1984 has undeniably left an inimitable, enduring mark on global culture, having coined phrases like “Big Brother,” “newspeak” and writing of technology existing solely for the purpose of controlling public society. Written with Orwell’s characteristic dark humour, the satirical novel has been enduringly popular in recent years — having spiked in sales after the inauguration of Donald Trump in 2017, and  Kellyanne Connaway’s use of the term “alternative facts,” the latter of which ironically calls to mind another phrase from the book: double-think, “which defines the act of simultaneously accepting two mutually contradictory beliefs as correct.” We’ve revisited 1984 to highlight some of the classic novel’s most unforgettable quotes.

1984 film
Film adaptation of ‘1984’ (Photo: Alamy, via The New Yorker)

On Love

“Perhaps one did not want to be loved so much as to be understood.”

“If you loved someone, you loved him, and when you had nothing else to give, you still gave him love.”

On Power

“Power is in tearing human minds to pieces and putting them together again in new shapes of your own choosing.”

“The object of terrorism is terrorism. The object of oppression is oppression. The object of torture is torture. The object of murder is murder. The object of power is power. Now do you begin to understand me?”

“Power is not a means; it is an end. One does not establish a dictatorship in order to safeguard a revolution; one makes the revolution in order to establish the dictatorship.”

On Surveillance

“Always eyes watching you and the voice enveloping you. Asleep or awake, indoors or out of doors, in the bath or bed—no escape. Nothing was your own except the few cubic centimetres in your skull.”

“Big Brother is Watching You.”

On Time

“It was a bright cold day in April, and the clocks were striking thirteen.”

“He who controls the past controls the future. He who controls the present controls the past.”

On Mind Control

“Reality exists in the human mind, and nowhere else.”

“It’s the one thing they can’t do. They can make you say anything—anything—but they can’t make you believe it. They can’t get inside you.”

“How do we know that two and two make four? Or that the force of gravity works? Or that the past is unchangeable? If both the past and the external world exist only in the mind, and if the mind itself is controllable – what then?”

“In general, the greater the understanding, the greater the delusion; the more intelligent, the less sane.”

On War

“War is a way of shattering to pieces, or pouring into the stratosphere, or sinking into the depths of the sea, materials which might otherwise be used to make the masses too comfortable, and hence, in the long run, too intelligent.”

“War is peace. Freedom is slavery. Ignorance is strength.”

On Humanity

“Of pain you could wish only one thing: that it should stop. Nothing in the world was so bad as physical pain. In the face of pain there are no heroes.”

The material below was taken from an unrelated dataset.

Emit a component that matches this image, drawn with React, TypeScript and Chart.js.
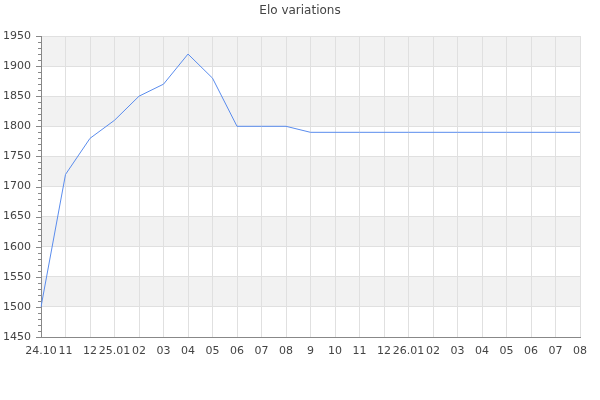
import React, { useEffect, useRef } from "react";
import { Chart, registerables } from "chart.js";

Chart.register(...registerables);

const TITLE = "Elo variations";
const monthLabels = [
  "24.10", "11", "12", "25.01", "02", "03", "04", "05", "06", "07", "08",
  "9", "10", "11", "12", "26.01", "02", "03", "04", "05", "06", "07", "08",
];
const eloValues = [
  1500, 1720, 1780, 1810, 1850, 1870, 1920, 1880, 1800, 1800, 1800,
  1790, 1790, 1790, 1790, 1790, 1790, 1790, 1790, 1790, 1790, 1790, 1790,
];
const yMin = 1450;
const yMax = 1950;
const majorStep = 50;
const minorStep = 10;
const shadedBandStarts = [1500, 1600, 1700, 1800, 1900];

const bandsPlugin = {
  id: "bands",
  beforeDraw(chart: any) {
    const { ctx, chartArea, scales } = chart;
    const y = scales.y;
    ctx.save();
    ctx.fillStyle = "#ffffff";
    ctx.fillRect(0, 0, chart.width, chart.height);
    ctx.fillStyle = "#f2f2f2";
    for (const s of shadedBandStarts) {
      const top = y.getPixelForValue(s + majorStep);
      const bottom = y.getPixelForValue(s);
      ctx.fillRect(chartArea.left, top, chartArea.right - chartArea.left, bottom - top);
    }
    ctx.restore();
  },
};

const yTicksPlugin = {
  id: "yTickMarks",
  afterDraw(chart: any) {
    const { ctx, scales, chartArea } = chart;
    const y = scales.y;
    ctx.save();
    ctx.strokeStyle = "#888888";
    ctx.lineWidth = 1;
    for (const t of y.ticks) {
      const py = Math.round(y.getPixelForValue(t.value)) + 0.5;
      const len = t.value % majorStep === 0 ? 5 : 3;
      ctx.beginPath();
      ctx.moveTo(chartArea.left - len, py);
      ctx.lineTo(chartArea.left, py);
      ctx.stroke();
    }
    ctx.restore();
  },
};

export default function App() {
  const ref = useRef<HTMLCanvasElement | null>(null);

  useEffect(() => {
    if (!ref.current) return;
    const chart = new Chart(ref.current, {
      type: "line",
      data: {
        labels: monthLabels,
        datasets: [
          {
            data: eloValues,
            borderColor: "#5a8ced",
            borderWidth: 1,
            pointRadius: 0,
            pointHoverRadius: 0,
            tension: 0,
            fill: false,
          },
        ],
      },
      options: {
        animation: false,
        responsive: false,
        layout: { padding: 0 },
        plugins: {
          legend: { display: false },
          tooltip: { enabled: false },
          title: {
            display: true,
            text: TITLE,
            color: "#444444",
            font: { family: "DejaVu Sans", size: 12, weight: "normal" },
            padding: { top: 4, bottom: 17.6 },
          },
        },
        scales: {
          x: {
            type: "category",
            offset: false,
            grid: { color: "#e0e0e0", drawTicks: false },
            border: { color: "#888888" },
            ticks: {
              autoSkip: false,
              maxRotation: 0,
              minRotation: 0,
              padding: 8,
              color: "#444444",
              font: { family: "DejaVu Sans", size: 11 },
            },
            afterFit(scale: any) {
              scale.height = 63;
              scale.paddingLeft = 0;
              scale.paddingRight = 20;
            },
          },
          y: {
            type: "linear",
            min: yMin,
            max: yMax,
            grid: {
              drawTicks: false,
              color: (c: any) =>
                c.tick && c.tick.value % majorStep === 0 ? "#e0e0e0" : "rgba(0,0,0,0)",
            },
            border: { color: "#888888" },
            ticks: {
              stepSize: minorStep,
              autoSkip: false,
              padding: 10,
              color: "#444444",
              font: { family: "DejaVu Sans", size: 11 },
              callback: (v: any) => (Number(v) % majorStep === 0 ? String(v) : ""),
            },
            afterFit(scale: any) {
              scale.width = 41;
              scale.paddingTop = 0;
              scale.paddingBottom = 0;
            },
          },
        },
      },
      plugins: [bandsPlugin, yTicksPlugin],
    });
    return () => chart.destroy();
  }, []);

  return (
    <div style={{ position: "absolute", left: 0, top: 0, width: 600, height: 400 }}>
      <canvas ref={ref} width={600} height={400} style={{ width: 600, height: 400 }} />
    </div>
  );
}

“If you can feel that staying human is worthwhile, even when it can’t have any result whatever, you’ve beaten them.”

“The choice for mankind lies between freedom and happiness and for the great bulk of mankind, happiness is better.”

On Truth

“There was truth and there was untruth, and if you clung to the truth even against the whole world, you were not mad.”

“For the first time, he perceived that if you want to keep a secret you must also hide it from yourself.”

“We are the dead. Our only true life is in the future. We shall take part in it as handfuls of dust and splinters of bone.”

On Hope

“But if there was hope, it lay in the proles. You had to cling on to that. When you put it in words it sounded reasonable; it was when you looked at the human beings passing you on the pavement that it became an act of faith.”